Tuesday, August 4, 2015

America's National Parks

Pop-up book by Don Compton, illustrated by Dave Ember, mechanisms by Bruce Foster.

The video is best muted. Sound makes it much worse. I have strong mixed feelings about this video and about this pop-up book. I had the book first, for a long time since it came out, and the video only just now. I wish they would knock it off with the "this land is your land" b.s. and state the truth, this land is their land and our visits support their barony over which they rule as their own private property and we are kept out at the drop of a dime while they reserve large portions, the best portions, for their own exclusive use. If you don't believe me, join them, you'll become one yourself instantly and enjoy these property related benefits for yourself. It's all very Communist-minded and so is the pop-up book and so is this video and so is the song they selected to represent their work. So then mute.


The artwork is like the postcards from Wyoming paint-by-number look with rigid unblended shadowing vectored line illustrations. Vector drawing is lines made by points, curves mathematically calculated between points for images that are readily resized by computer.

Five of the six layouts rely on the same basic mechanical idea of a long broad background, a long flat V nearly flattened out entirely but sill a V and one that works to flip up and that defines the whole scene along with the two flat pages of the book, and that drag up with them attachments that fill out the scene. One after another this same idea of panoramic broad V background. But what else can the collaboration do to put viewers into the scene? The exact same thing occurs with another excellent book with different artwork Birdscapes, very well researched and with stereo audio sound to help identify the birds. Educational for people interested in birds for matching sight to sound.  But a disappointment nonetheless for pop-up enthusiast used to likes of pop-up engineers   Sabuda and of Reinhart who would have racked their brains to avoid repeating structural mechanisms like this. While like those two innovators they do manage extra pop-up mechanisms of card size inserted as tiny books in the areas left blank by the predominant mechanism and scenery, and contrary to those two innovators by including tiny booklets that fill blank spaces that are loaded with text and not loaded with pop-ups that would tell the story or suggest what the text does.

The thing about pop-ups is you needn't explain everything.

If Muir is so important to America's National Parks then he deserves his own pop-up page, not some blurb about him. I object to all the non-pop uppery that forces me to read.

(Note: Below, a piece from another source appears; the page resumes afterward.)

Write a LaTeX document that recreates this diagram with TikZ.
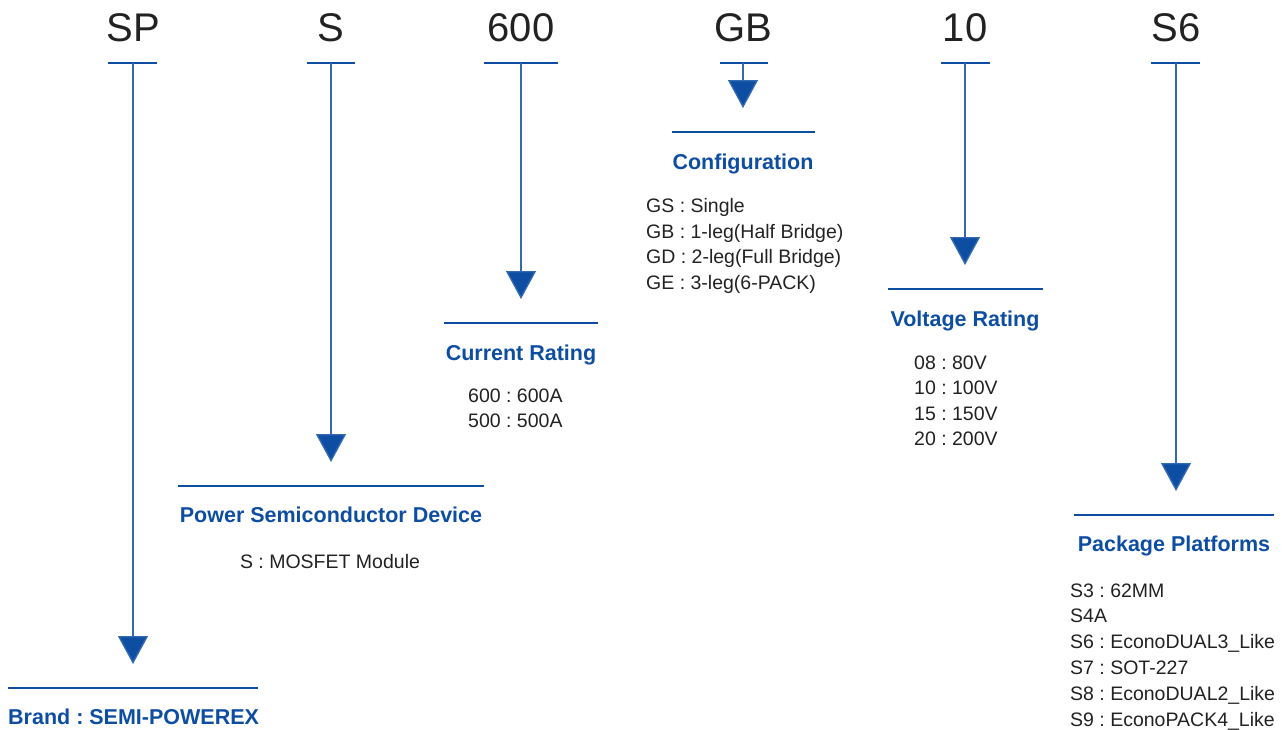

All those words all over the place, even some double pages with no pop-up at all, just words and regular silk-screens of photos, and reading through my postulate about their barony impulses is confirmed as I got farther and farther in descriptions of national parks that are not displayed in pop-up form, so much valuable real estate held in their custody, park after park, Death Valley, Channel Islands Crater Lake, fifty-eight national parks before any mention of a single state. Finally Ohio. Finally Washington. You'd have no idea from the book even with a splendid pop up that shows it, the Everglades is in Florida, or that Smokey Mountain National Park borders Tennessee and N. Carolina, You can look and read all you like and not learn from this book that Grand Canyon National Park is in Arizona although you will know it has something to do with Colorado River. You will learn from text accompanying a dioramic pop-up that the world's first national park is Yellowstone but the book will not tell you the park is in the state of Wyoming. And so on, Glacier National park belongs to the Park Service, belongs to you and me, and we can see the goat right there in the middle on the continental divide and we see the unique bus that take people around if you can only find out for yourself somewhere else and not from this book that first you must go to the sovereign state of Montana. They manage to say so much by what they achingly omit. The book and this video advertise their own attitude that they maintain toward this land they insist in song is made for you and me.

The book is worth it. Recommended.

Several offers on Amazon. They offer the best deal, even better than Abebooks, and it's not that great a deal. Still expensive for a pop-up book. The used books are treated as collectables. One place is asking $70.00. Al the rest about $30.00.

I like my copy. Although I didn't learn any pop-up techniques and I didn't learn anything useful about national parks, it's still nice to have, not everyone feels so sour as I, and children will like this book too.